Volume Stuck in "Error-Deleting" State due to ISCSI Errors
Problem
In the Openstack environments having ISCSI as a backend storage solution, the volumes deletion is stuck in "error deleting" state.
The volume status:
# openstack volume show <Volume_UUID> -f name -f id status -f os-vol-host-attr:host
+--------------------------------+--------------------------------------------------+
| Field | Value |
+--------------------------------+--------------------------------------------------+
| attachments | [] |
| id | [Volume-UUID] |
| name | [Volume_Name] |
| os-vol-host-attr:host | [Host-UUID]@lvm-backend |
| status | error_deleting |
| type | None |
+--------------------------------+--------------------------------------------------+
Diagnostics
In the cindervolume-base.log
within the location /var/log/pf9/
in the cinder host, below errors can be seen:
cinderhost:~$ zgrep -i [Volume-UUID] /var/log/pf9/cindervolume-base.log*
INFO cinder.volume.targets.tgt [Request_ID] None c114] Removing iscsi_target for Volume ID: [Volume-UUID]
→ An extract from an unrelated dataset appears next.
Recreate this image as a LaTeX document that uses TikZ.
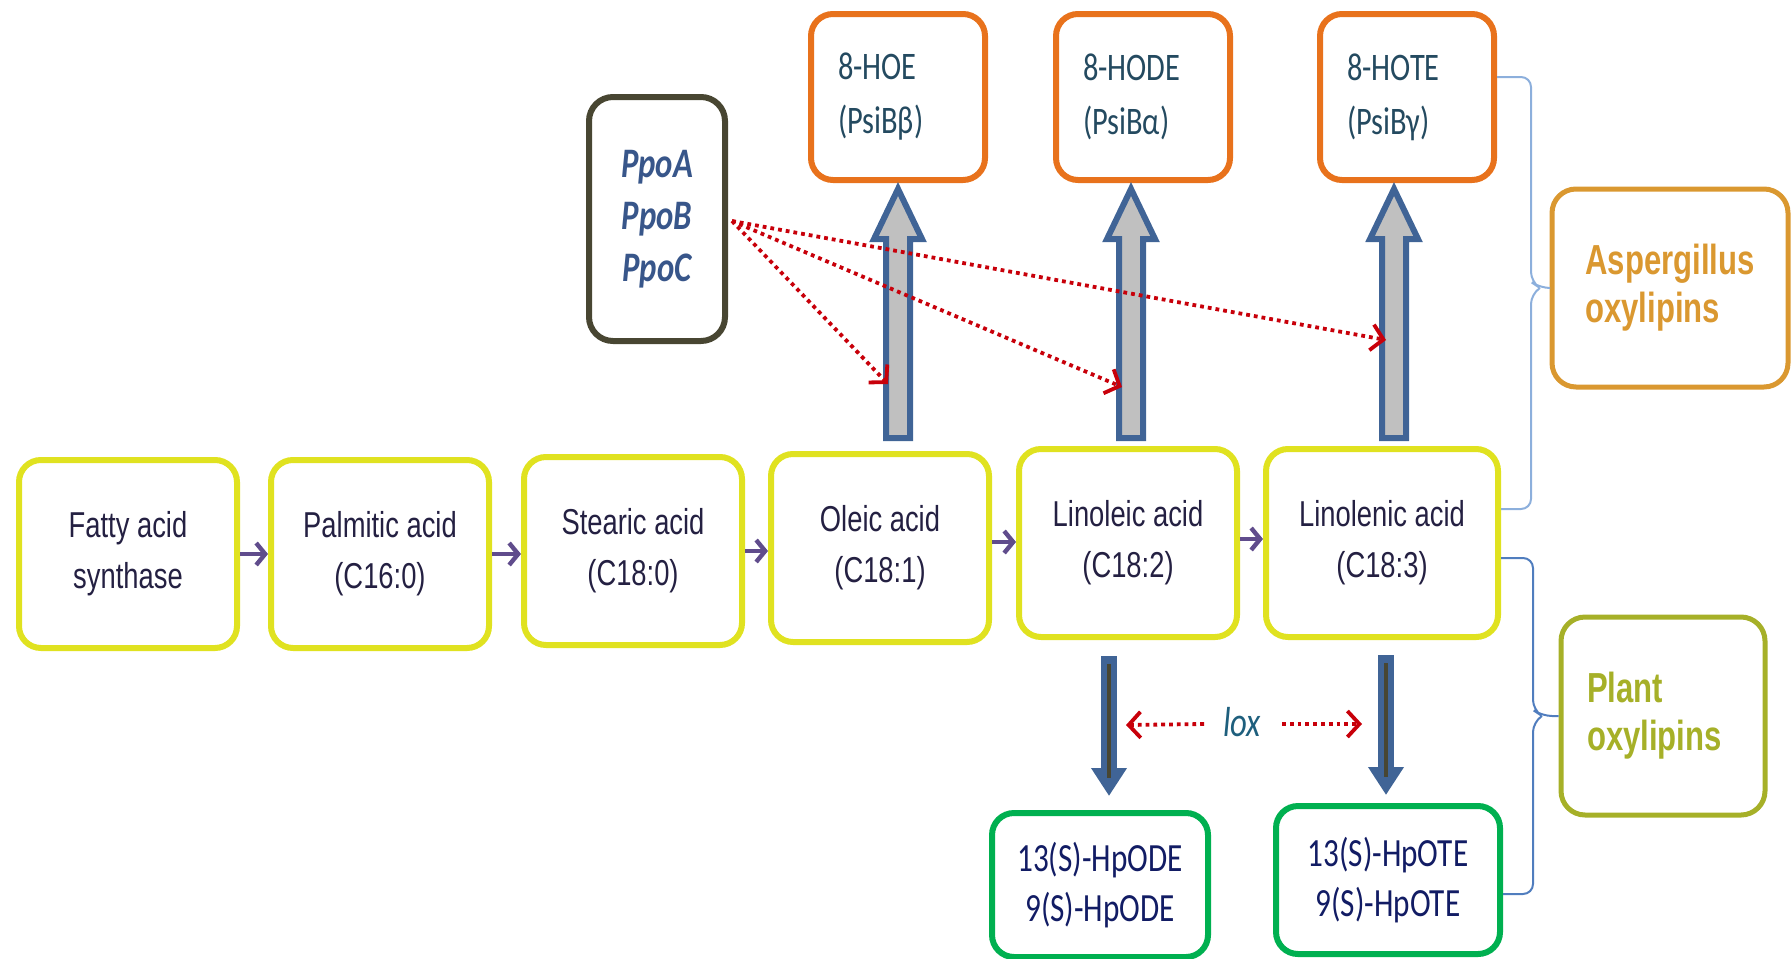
\documentclass[tikz,border=0pt]{standalone}
\usepackage{fontspec}
\usetikzlibrary{calc}
\usetikzlibrary{arrows.meta}
\newfontfamily\acidfont{Liberation Sans}[FakeStretch=0.76]
\newfontfamily\calfont{Carlito}[FakeStretch=0.78]
\newfontfamily\groupfont{Liberation Sans}[FakeStretch=0.74]
\definecolor{custom-yellow}{RGB}{224, 226, 32}
\definecolor{custom-orange}{RGB}{232, 114, 28}
\definecolor{custom-ppo}{RGB}{72, 70, 50}
\definecolor{custom-gold}{RGB}{218, 152, 48}
\definecolor{custom-olive}{RGB}{166, 176, 40}
\definecolor{custom-green}{RGB}{0, 176, 80}
\definecolor{custom-steel}{RGB}{64, 100, 150}
\definecolor{custom-grey}{RGB}{192, 192, 192}
\definecolor{custom-red}{RGB}{200, 0, 10}
\definecolor{custom-purple}{RGB}{96, 76, 140}
\definecolor{custom-navy}{RGB}{36, 32, 66}
\definecolor{custom-slate}{RGB}{36, 74, 96}
\definecolor{custom-blue}{RGB}{56, 86, 138}
\definecolor{custom-darkblue}{RGB}{18, 28, 100}
\definecolor{custom-teal}{RGB}{30, 95, 125}
\definecolor{custom-brace}{RGB}{140, 175, 220}
\definecolor{custom-brace2}{RGB}{80, 125, 190}

% fat grey arrow pointing up, from (#1) to (#2)
\newcommand{\fatup}[2]{%
\filldraw[fill=custom-grey, draw=custom-steel, line width=3pt, line join=miter]
  let \p1=(#1), \p2=(#2) in
  (\x1-6pt,\y1) -- (\x1-6pt,\y2-25pt) -- (\x1-12pt,\y2-25pt) -- (\x1,\y2)
  -- (\x1+12pt,\y2-25pt) -- (\x1+6pt,\y2-25pt) -- (\x1+6pt,\y1) -- cycle;}

\begin{document}
\begin{tikzpicture}[x=0.5pt, y=-0.5pt,
  acid/.style={draw=custom-yellow, line width=3pt, rounded corners=11pt, minimum width=109pt,
    minimum height=94pt, align=center, text=custom-navy, font=\acidfont\fontsize{18}{25.5}\selectfont},
  hoe/.style={draw=custom-orange, line width=3pt, rounded corners=11pt, minimum width=87pt,
    minimum height=83pt, text width=60pt, inner xsep=13pt, align=left,
    text=custom-slate, font=\calfont\fontsize{19.5}{27}\selectfont},
  hpo/.style={draw=custom-green, line width=3pt, rounded corners=11pt, minimum width=108pt,
    minimum height=72pt, align=center, text=custom-darkblue, font=\calfont\fontsize{20}{25}\selectfont},
  group/.style={line width=2.5pt, rounded corners=12pt, minimum height=99pt, align=left,
    inner xsep=13pt, font=\groupfont\bfseries\fontsize{21}{24}\selectfont},
  step-arrow/.style={draw=custom-purple, line width=2.2pt, -{Straight Barb[length=4.5pt, width=11pt]}},
  ppo-arrow/.style={draw=custom-red, line width=1.9pt, dash pattern=on 1.9pt off 2pt,
    -{Straight Barb[length=6pt, width=13pt]}},
  lox-arrow/.style={custom-steel, line width=8pt, -{Triangle[length=14pt, width=17pt]}},
  brace/.style={line width=1pt, rounded corners=5pt}]
\useasboundingbox (0,0) rectangle (1792,958);

% fatty acid row
\node[acid] (fas) at (128,554) {Fatty acid\\synthase};
\node[acid] (palm) at (380,554) {Palmitic acid\\(C16:0)};
\node[acid] (stea) at (633,551) {Stearic acid\\(C18:0)};
\node[acid] (olei) at (880,548) {Oleic acid\\(C18:1)};
\node[acid] (lino) at (1128,543) {Linoleic acid\\(C18:2)};
\node[acid, minimum width=116pt] (linl) at (1382,543) {Linolenic acid\\(C18:3)};

\draw[step-arrow] (fas.east) -- (fas.east -| palm.west);
\draw[step-arrow] (palm.east) -- (palm.east -| stea.west);
\draw[step-arrow] (stea.east) -- (stea.east -| olei.west);
\draw[step-arrow] ($(olei.east)+(0,-6)$) -- ($(olei.east -| lino.west)+(0,-6)$);
\draw[step-arrow] ($(lino.east)+(0,-4)$) -- ($(lino.east -| linl.west)+(0,-4)$);

% psi products
\node[hoe] (hoe) at (898,97) {8-HOE\\(PsiBβ)};
\node[hoe] (hode) at (1143,97) {8-HODE\\(PsiBα)};
\node[hoe] (hote) at (1407,97) {8-HOTE\\(PsiBγ)};

\node[draw=custom-ppo, line width=3pt, rounded corners=12pt, minimum width=68pt, minimum height=122pt,
  align=center, text=custom-blue, font=\calfont\bfseries\itshape\fontsize{21}{26}\selectfont]
  (ppo) at (657,219) {PpoA\\PpoB\\PpoC};

\coordinate (u1) at ($(hoe.south |- olei.north)+(0,-13)$);
\coordinate (u2) at ($(hode.south |- lino.north)+(-12,-8)$);
\coordinate (u3) at ($(hote.south |- linl.north)+(-13,-8)$);
\fatup{u1}{$(hoe.south)+(0,6)$}
\fatup{u2}{$(hode.south)+(-12,6)$}
\fatup{u3}{$(hote.south)+(-13,6)$}

\coordinate (t1) at (888,384);
\coordinate (t2) at (1122,387);
\coordinate (t3) at (1386,340);
\draw[ppo-arrow] ($(ppo.east)+(4,2)$) -- (t1);
\draw[ppo-arrow] ($(ppo.east)+(4,2)$) -- (t2);
\draw[ppo-arrow] ($(ppo.east)+(4,2)$) -- (t3);

% lipoxygenase
\node[hpo] (hpode) at (1100,885) {13(S)-HpODE\\9(S)-HpODE};
\node[hpo, minimum width=112pt, minimum height=74pt] (hpote) at (1388,880) {13(S)-HpOTE\\9(S)-HpOTE};

\coordinate (d1) at ($(hpode.north)+(9,-154)$);
\coordinate (d2) at ($(hpote.north)+(-2,-148)$);
\draw[lox-arrow] (d1) -- ($(hpode.north)+(9,-14)$);
\draw[custom-ppo, line width=2pt] ($(d1)+(0,8)$) -- ($(hpode.north)+(9,-32)$);
\draw[lox-arrow] (d2) -- ($(hpote.north)+(-2,-8)$);
\draw[custom-ppo, line width=2pt] ($(d2)+(0,8)$) -- ($(hpote.north)+(-2,-26)$);

\node[text=custom-teal, font=\calfont\itshape\fontsize{21}{24}\selectfont] (lox) at (1242,722) {lox};
\draw[ppo-arrow] ($(lox.west)+(-12,2)$) -- ($(d1)+(17,69)$);
\draw[ppo-arrow] ($(lox.east)+(14,2)$) -- ($(d2)+(-24,69)$);

% groups
\node[group, draw=custom-gold, text=custom-gold, minimum width=118pt] (asp) at (1670,288)
  {Aspergillus\\oxylipins};
\node[group, draw=custom-olive, text=custom-olive, minimum width=102pt, text width=76pt] (plant) at (1663,716)
  {Plant\\oxylipins};

\draw[brace, custom-brace] (hote.east |- 0,77) -| (1531,282) -- (1540,288) -- (asp.west);
\draw[brace, custom-brace] (1540,288) -- (1531,294) |- (linl.east |- 0,509);
\draw[brace, custom-brace2] (linl.east |- 0,558) -| (1533,710) -- (1542,716) -- (plant.west);
\draw[brace, custom-brace2] (1542,716) -- (1533,722) |- (hpote.east |- 0,894);
\end{tikzpicture}
\end{document}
ERROR cinder.volume.targets.tgt [[Request_ID] None c114] Failed to remove iscsi target for Volume ID: [Volume-UUID] : Unexpected error while running command.
tgt-admin --delete iqn.org.openstack:volume-[Volume-UUID] -f
ERROR oslo_messaging.rpc.server [Request_ID] None c114] Exception during message handling: cinder.exception.ISCSITargetRemoveFailed: Failed to remove iscsi target for volume [Volume-UUID].
TRACE oslo_messaging.rpc.server Command: tgt-admin --delete iqn.org.openstack:volume-[Volume-UUID] -f
TRACE oslo_messaging.rpc.server cinder.exception.ISCSITargetRemoveFailed: Failed to remove iscsi target for volume [Volume-UUID] .
The fdisk output will be having osprober results for the specific affected volume in the cinder host:
$ sudo fdisk -l | grep -i osprob | grep '<Volume-UUID>'
Disk /dev/mapper/osprober-linux-cinder--volumes-volume--[Volume-UUID1] : 10 GiB, 10737418240 bytes, 20971520 sectors
Environment
- Platform9 Managed OpenStack - v5.10 and Higher
Cause
When os-prober
is enabled, the grub-update
process utilizes grub-mount
to scan devices for operating systems and potentially adds them to the boot menu. However, in some cases, grub-update
fails to unmount these devices, leading to potential issues.
The grub-update
process is automatically triggered when a new kernel is installed, which can occur during routine or automatic security updates. If os-prober
remains enabled, it may cause unwanted behavior due to its mounting and unmounting process.
Solution
Steps the delete volumes in "error-deleting" status are:
- Update
GRUB_DISABLE_OS_PROBER=true
in the file/etc/default/grub
. - Perform grub update using the command:
update-grub
- Set the volume status detached in Cinder :
# cinder reset-state <volume ID> --state available --attach-status detached
- Now delete the volume using:
# cinder delete <volume ID>
Validation
Once the volume is deleted, the volume show ouput should mention the volume does not exist:
$ openstack volume show <Volume UUID>
No volume with a name or ID of '[Volume UUID]' exists.
Additional Information
From the error it indicates that the Cinder service is unable to delete the volume:
And, if the manual deletion of the ISCSI target is also failing, this is an issue specific to the underlying storage. It is recommended to fix the underlying storage-related issues with the ISCSI vendors to prevent recurring volume deletion failures from the Openstack side.
As a workaround to unblock the volume deletion within Openstack, please reach out to the Platform9 support team, where the affected volumes will be removed from the backend database manually by the Platform9 support team using below command.
$ mysql cinder -e "UPDATE volumes SET host = NULL where id='<Volume-UUID>';"
After the above change, the user should be able to delete the volume directly.